• Dataset extract:
---+---

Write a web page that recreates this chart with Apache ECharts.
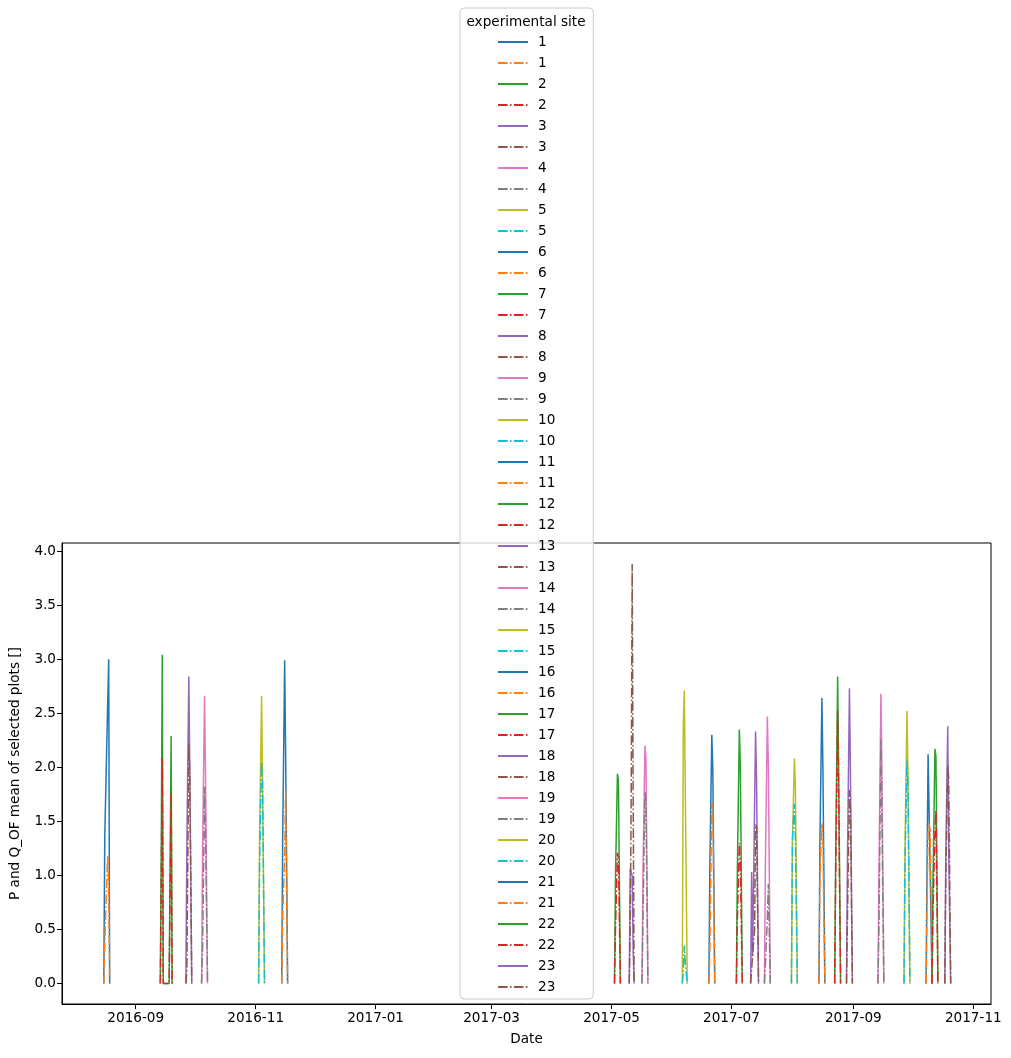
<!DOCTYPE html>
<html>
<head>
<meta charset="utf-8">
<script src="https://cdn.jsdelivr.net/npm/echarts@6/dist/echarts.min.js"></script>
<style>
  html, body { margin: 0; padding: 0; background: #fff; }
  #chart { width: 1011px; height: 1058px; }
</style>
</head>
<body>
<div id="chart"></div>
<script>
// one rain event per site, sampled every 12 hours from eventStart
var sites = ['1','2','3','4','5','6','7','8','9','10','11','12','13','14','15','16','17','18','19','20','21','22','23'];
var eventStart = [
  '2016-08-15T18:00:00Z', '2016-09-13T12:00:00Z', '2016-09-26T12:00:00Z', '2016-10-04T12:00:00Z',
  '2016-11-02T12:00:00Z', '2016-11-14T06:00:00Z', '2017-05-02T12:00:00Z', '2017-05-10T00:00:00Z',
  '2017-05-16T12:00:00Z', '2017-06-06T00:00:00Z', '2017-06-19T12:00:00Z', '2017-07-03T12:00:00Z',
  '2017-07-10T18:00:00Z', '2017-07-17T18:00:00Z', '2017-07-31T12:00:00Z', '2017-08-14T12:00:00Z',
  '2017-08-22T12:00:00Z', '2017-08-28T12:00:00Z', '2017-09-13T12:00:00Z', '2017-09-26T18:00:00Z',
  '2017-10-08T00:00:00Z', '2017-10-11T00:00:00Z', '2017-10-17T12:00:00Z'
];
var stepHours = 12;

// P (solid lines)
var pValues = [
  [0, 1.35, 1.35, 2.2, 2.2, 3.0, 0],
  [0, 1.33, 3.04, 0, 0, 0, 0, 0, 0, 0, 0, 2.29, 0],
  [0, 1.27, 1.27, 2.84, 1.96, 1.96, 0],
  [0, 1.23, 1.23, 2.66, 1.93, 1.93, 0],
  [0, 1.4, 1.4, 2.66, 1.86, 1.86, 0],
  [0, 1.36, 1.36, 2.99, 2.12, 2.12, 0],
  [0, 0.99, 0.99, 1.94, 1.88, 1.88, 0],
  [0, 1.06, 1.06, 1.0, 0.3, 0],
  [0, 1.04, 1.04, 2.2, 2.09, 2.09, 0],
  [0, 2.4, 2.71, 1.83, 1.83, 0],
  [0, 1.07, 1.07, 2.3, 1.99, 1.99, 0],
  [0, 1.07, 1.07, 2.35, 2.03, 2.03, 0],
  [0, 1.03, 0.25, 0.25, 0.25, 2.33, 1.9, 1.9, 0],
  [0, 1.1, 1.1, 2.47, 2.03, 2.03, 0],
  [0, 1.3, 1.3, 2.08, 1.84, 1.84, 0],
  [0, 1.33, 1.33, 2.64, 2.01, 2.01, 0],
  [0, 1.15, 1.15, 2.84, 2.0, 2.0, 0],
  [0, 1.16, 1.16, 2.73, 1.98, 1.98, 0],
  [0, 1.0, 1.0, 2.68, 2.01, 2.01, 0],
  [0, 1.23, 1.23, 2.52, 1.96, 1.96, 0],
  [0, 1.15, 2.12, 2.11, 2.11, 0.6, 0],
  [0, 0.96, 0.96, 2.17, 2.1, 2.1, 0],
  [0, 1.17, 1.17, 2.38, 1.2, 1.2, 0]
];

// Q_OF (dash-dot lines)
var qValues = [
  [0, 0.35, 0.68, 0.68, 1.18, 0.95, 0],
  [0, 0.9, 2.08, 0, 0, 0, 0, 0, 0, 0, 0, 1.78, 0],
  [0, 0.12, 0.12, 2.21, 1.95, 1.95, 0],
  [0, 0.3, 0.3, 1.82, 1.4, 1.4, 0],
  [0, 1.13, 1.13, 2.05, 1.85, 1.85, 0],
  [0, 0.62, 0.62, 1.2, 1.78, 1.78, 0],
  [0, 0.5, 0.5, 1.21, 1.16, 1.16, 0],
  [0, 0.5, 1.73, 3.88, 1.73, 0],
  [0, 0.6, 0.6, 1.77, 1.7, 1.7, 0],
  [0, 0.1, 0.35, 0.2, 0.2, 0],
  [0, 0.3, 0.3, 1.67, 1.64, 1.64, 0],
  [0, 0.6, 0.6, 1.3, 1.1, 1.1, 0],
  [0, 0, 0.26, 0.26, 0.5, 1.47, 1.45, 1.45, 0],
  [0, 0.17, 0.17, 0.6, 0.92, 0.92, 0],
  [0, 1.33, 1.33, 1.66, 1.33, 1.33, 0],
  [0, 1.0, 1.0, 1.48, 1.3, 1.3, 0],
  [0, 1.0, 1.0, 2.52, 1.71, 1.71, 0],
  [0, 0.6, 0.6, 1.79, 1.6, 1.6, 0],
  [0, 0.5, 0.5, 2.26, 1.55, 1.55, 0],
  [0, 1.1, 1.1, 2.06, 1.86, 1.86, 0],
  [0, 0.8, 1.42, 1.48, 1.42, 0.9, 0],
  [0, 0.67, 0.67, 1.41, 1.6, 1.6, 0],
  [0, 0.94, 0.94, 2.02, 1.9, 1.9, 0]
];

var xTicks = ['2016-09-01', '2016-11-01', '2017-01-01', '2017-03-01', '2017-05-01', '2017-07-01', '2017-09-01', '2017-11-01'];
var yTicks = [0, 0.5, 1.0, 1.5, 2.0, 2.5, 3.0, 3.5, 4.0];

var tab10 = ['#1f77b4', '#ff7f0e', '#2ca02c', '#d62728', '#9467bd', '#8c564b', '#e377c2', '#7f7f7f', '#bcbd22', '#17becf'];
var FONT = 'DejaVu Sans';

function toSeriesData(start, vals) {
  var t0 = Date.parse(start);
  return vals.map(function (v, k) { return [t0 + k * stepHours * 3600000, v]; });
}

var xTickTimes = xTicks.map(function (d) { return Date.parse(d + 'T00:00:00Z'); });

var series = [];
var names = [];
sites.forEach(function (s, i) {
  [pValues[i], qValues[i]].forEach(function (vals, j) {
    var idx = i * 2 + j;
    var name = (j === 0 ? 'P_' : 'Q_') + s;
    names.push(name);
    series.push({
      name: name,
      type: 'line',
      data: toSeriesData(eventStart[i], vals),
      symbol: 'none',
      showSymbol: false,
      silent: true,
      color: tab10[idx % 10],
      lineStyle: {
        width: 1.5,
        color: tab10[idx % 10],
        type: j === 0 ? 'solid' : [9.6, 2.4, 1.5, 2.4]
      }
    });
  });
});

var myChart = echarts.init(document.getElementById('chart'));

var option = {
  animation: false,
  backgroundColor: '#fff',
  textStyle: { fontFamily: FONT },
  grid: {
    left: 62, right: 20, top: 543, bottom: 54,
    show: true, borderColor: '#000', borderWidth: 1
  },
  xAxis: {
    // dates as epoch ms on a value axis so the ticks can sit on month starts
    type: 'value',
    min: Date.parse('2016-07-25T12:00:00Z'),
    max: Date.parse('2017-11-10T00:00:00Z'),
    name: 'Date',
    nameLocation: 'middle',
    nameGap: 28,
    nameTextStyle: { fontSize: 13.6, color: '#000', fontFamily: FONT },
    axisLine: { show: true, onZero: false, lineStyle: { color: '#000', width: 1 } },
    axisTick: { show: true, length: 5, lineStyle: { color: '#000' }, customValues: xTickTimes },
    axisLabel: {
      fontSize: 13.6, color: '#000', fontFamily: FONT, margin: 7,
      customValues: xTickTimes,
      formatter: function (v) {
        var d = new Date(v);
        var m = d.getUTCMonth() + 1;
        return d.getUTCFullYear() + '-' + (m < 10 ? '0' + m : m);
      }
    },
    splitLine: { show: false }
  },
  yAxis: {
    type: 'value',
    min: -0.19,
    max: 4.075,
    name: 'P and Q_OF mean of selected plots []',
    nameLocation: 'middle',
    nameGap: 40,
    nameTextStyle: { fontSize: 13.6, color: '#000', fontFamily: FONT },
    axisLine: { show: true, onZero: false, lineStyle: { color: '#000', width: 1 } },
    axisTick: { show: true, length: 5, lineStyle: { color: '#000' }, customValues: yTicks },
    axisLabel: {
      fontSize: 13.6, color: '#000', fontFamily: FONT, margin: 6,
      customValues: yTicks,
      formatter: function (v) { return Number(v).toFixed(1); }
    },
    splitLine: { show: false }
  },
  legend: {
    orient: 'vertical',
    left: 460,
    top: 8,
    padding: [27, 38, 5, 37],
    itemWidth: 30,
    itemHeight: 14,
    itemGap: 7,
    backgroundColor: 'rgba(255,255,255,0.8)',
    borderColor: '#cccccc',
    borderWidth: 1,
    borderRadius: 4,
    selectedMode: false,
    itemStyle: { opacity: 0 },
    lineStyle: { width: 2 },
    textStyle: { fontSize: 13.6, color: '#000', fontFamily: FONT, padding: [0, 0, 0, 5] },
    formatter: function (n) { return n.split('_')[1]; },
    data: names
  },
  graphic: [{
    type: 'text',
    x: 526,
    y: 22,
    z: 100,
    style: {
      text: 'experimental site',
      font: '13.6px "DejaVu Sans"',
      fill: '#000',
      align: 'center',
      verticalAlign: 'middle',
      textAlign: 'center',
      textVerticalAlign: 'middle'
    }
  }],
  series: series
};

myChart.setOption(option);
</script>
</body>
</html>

---+---

• Task description: In the data above, please extract the lines from the first one through the line with "var stepHours = 12;", exactly, and keep pictures out.

• Result of this exercise:
Write a web page that recreates this chart with Apache ECharts.
<!DOCTYPE html>
<html>
<head>
<meta charset="utf-8">
<script src="https://cdn.jsdelivr.net/npm/echarts@6/dist/echarts.min.js"></script>
<style>
  html, body { margin: 0; padding: 0; background: #fff; }
  #chart { width: 1011px; height: 1058px; }
</style>
</head>
<body>
<div id="chart"></div>
<script>
// one rain event per site, sampled every 12 hours from eventStart
var sites = ['1','2','3','4','5','6','7','8','9','10','11','12','13','14','15','16','17','18','19','20','21','22','23'];
var eventStart = [
  '2016-08-15T18:00:00Z', '2016-09-13T12:00:00Z', '2016-09-26T12:00:00Z', '2016-10-04T12:00:00Z',
  '2016-11-02T12:00:00Z', '2016-11-14T06:00:00Z', '2017-05-02T12:00:00Z', '2017-05-10T00:00:00Z',
  '2017-05-16T12:00:00Z', '2017-06-06T00:00:00Z', '2017-06-19T12:00:00Z', '2017-07-03T12:00:00Z',
  '2017-07-10T18:00:00Z', '2017-07-17T18:00:00Z', '2017-07-31T12:00:00Z', '2017-08-14T12:00:00Z',
  '2017-08-22T12:00:00Z', '2017-08-28T12:00:00Z', '2017-09-13T12:00:00Z', '2017-09-26T18:00:00Z',
  '2017-10-08T00:00:00Z', '2017-10-11T00:00:00Z', '2017-10-17T12:00:00Z'
];
var stepHours = 12;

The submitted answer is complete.